◆ Aim:
Copy every line, exactly and only, from the line containing "Write a Python" to the line containing "2.9, 3.4, 4.3]", both lines included.

:: Material provided

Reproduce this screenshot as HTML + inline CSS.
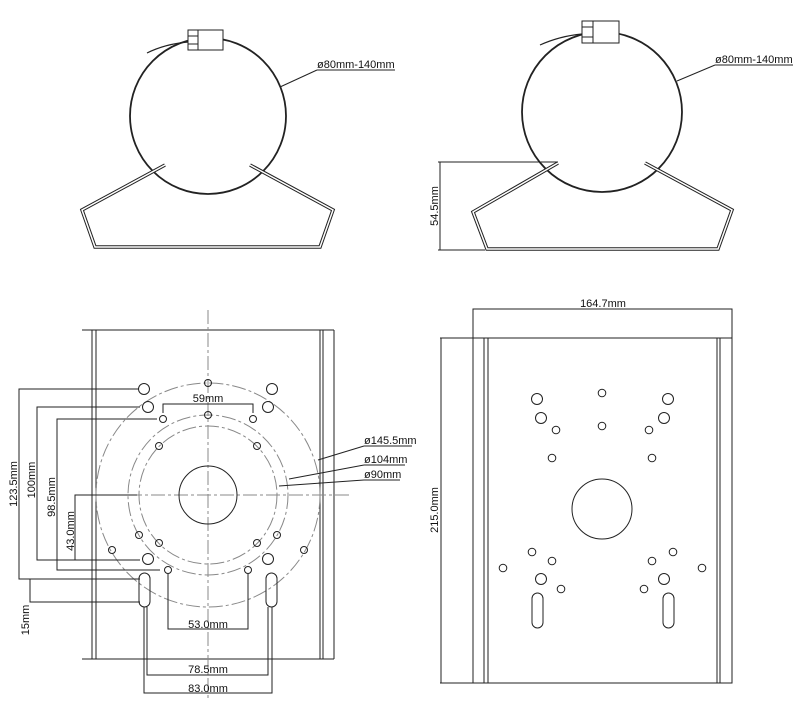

::::
:: Material provided

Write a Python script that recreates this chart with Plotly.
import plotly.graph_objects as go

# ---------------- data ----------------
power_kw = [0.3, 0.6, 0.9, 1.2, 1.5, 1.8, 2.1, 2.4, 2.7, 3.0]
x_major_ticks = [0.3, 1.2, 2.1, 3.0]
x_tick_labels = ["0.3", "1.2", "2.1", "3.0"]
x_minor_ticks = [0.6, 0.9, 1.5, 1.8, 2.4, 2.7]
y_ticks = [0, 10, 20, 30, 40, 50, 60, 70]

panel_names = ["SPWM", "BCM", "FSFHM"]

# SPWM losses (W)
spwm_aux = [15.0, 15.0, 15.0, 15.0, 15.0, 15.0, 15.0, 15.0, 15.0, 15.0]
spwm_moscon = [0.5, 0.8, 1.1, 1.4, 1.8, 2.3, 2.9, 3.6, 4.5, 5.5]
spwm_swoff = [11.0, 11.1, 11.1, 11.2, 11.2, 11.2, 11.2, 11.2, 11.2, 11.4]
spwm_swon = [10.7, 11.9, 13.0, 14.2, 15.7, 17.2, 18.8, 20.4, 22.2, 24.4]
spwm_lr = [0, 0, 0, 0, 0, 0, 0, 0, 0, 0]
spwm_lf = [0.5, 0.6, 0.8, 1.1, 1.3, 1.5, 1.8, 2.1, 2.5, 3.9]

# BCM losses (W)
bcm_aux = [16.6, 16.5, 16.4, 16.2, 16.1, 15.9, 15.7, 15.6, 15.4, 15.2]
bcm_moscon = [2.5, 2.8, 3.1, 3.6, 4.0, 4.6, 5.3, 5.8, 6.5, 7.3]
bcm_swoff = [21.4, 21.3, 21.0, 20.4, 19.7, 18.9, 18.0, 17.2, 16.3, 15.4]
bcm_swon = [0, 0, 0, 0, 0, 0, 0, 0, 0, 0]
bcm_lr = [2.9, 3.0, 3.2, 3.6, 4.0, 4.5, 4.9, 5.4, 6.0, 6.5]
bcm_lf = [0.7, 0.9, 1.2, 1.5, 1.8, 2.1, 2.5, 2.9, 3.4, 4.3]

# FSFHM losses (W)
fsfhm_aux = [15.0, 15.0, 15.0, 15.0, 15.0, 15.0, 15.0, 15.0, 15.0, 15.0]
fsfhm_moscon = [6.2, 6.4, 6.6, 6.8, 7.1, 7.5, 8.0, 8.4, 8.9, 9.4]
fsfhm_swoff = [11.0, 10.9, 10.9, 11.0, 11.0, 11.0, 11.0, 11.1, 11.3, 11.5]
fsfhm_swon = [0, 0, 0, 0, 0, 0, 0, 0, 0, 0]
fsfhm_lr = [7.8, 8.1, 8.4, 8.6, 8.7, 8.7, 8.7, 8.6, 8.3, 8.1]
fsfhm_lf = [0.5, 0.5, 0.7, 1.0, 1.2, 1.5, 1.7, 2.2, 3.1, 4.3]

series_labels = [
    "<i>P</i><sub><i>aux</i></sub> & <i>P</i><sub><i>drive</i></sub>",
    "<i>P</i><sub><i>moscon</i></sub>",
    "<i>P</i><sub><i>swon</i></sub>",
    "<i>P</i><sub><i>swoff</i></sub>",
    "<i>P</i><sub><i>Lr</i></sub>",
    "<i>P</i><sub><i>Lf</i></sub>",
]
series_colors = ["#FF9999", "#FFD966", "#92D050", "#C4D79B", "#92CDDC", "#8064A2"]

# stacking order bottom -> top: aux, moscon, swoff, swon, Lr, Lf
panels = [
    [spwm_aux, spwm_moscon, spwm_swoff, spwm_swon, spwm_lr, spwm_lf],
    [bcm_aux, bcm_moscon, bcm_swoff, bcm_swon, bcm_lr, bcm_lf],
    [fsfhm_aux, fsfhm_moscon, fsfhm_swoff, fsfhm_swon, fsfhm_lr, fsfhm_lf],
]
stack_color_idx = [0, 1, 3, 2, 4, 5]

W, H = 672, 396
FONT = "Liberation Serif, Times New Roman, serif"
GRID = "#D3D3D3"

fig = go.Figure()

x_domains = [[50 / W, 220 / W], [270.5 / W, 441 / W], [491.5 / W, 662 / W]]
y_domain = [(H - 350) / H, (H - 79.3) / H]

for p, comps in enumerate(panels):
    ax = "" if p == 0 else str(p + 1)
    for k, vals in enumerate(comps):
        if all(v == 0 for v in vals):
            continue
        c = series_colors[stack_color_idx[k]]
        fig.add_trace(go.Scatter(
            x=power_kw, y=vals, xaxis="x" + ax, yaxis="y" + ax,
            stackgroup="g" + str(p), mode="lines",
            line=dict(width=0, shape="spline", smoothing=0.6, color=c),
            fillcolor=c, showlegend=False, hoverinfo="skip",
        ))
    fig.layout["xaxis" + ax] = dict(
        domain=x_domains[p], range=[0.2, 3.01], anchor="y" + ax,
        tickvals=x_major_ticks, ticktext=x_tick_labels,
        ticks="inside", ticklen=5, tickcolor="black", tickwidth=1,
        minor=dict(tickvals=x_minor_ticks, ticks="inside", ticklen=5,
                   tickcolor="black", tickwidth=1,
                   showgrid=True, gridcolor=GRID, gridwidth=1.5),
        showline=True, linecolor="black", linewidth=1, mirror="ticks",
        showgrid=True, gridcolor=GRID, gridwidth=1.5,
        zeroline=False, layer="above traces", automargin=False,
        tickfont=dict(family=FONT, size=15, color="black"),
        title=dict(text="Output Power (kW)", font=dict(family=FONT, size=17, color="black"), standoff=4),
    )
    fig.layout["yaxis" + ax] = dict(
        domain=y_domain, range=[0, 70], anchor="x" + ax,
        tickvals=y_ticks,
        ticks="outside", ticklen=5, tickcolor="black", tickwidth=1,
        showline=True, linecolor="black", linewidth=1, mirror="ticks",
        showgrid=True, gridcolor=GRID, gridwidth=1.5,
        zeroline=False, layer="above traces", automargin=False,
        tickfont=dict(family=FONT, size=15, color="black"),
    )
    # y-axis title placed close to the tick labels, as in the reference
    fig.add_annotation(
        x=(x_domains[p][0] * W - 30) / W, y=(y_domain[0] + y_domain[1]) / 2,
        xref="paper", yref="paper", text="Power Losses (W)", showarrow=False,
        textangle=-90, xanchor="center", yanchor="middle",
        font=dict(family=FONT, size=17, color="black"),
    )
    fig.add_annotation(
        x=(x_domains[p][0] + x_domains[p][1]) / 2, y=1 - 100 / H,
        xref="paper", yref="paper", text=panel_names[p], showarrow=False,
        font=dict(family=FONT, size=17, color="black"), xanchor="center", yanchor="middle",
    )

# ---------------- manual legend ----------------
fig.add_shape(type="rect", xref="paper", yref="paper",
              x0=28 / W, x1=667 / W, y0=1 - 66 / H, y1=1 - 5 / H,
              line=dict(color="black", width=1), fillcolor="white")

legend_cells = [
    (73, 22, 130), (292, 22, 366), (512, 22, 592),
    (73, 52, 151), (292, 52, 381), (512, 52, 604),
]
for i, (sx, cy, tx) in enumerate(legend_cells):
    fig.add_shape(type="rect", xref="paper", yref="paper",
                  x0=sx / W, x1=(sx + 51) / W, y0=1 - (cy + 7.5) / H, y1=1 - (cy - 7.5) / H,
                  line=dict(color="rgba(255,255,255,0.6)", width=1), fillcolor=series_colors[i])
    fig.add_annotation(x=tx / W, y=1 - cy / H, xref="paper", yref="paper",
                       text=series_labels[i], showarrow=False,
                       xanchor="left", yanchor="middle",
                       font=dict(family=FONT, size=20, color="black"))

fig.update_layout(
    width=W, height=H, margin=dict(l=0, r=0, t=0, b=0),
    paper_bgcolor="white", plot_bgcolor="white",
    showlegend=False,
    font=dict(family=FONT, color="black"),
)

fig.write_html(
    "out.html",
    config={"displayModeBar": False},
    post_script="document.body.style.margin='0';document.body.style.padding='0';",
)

::::

◆ The response:
Write a Python script that recreates this chart with Plotly.
import plotly.graph_objects as go

# ---------------- data ----------------
power_kw = [0.3, 0.6, 0.9, 1.2, 1.5, 1.8, 2.1, 2.4, 2.7, 3.0]
x_major_ticks = [0.3, 1.2, 2.1, 3.0]
x_tick_labels = ["0.3", "1.2", "2.1", "3.0"]
x_minor_ticks = [0.6, 0.9, 1.5, 1.8, 2.4, 2.7]
y_ticks = [0, 10, 20, 30, 40, 50, 60, 70]

panel_names = ["SPWM", "BCM", "FSFHM"]

# SPWM losses (W)
spwm_aux = [15.0, 15.0, 15.0, 15.0, 15.0, 15.0, 15.0, 15.0, 15.0, 15.0]
spwm_moscon = [0.5, 0.8, 1.1, 1.4, 1.8, 2.3, 2.9, 3.6, 4.5, 5.5]
spwm_swoff = [11.0, 11.1, 11.1, 11.2, 11.2, 11.2, 11.2, 11.2, 11.2, 11.4]
spwm_swon = [10.7, 11.9, 13.0, 14.2, 15.7, 17.2, 18.8, 20.4, 22.2, 24.4]
spwm_lr = [0, 0, 0, 0, 0, 0, 0, 0, 0, 0]
spwm_lf = [0.5, 0.6, 0.8, 1.1, 1.3, 1.5, 1.8, 2.1, 2.5, 3.9]

# BCM losses (W)
bcm_aux = [16.6, 16.5, 16.4, 16.2, 16.1, 15.9, 15.7, 15.6, 15.4, 15.2]
bcm_moscon = [2.5, 2.8, 3.1, 3.6, 4.0, 4.6, 5.3, 5.8, 6.5, 7.3]
bcm_swoff = [21.4, 21.3, 21.0, 20.4, 19.7, 18.9, 18.0, 17.2, 16.3, 15.4]
bcm_swon = [0, 0, 0, 0, 0, 0, 0, 0, 0, 0]
bcm_lr = [2.9, 3.0, 3.2, 3.6, 4.0, 4.5, 4.9, 5.4, 6.0, 6.5]
bcm_lf = [0.7, 0.9, 1.2, 1.5, 1.8, 2.1, 2.5, 2.9, 3.4, 4.3]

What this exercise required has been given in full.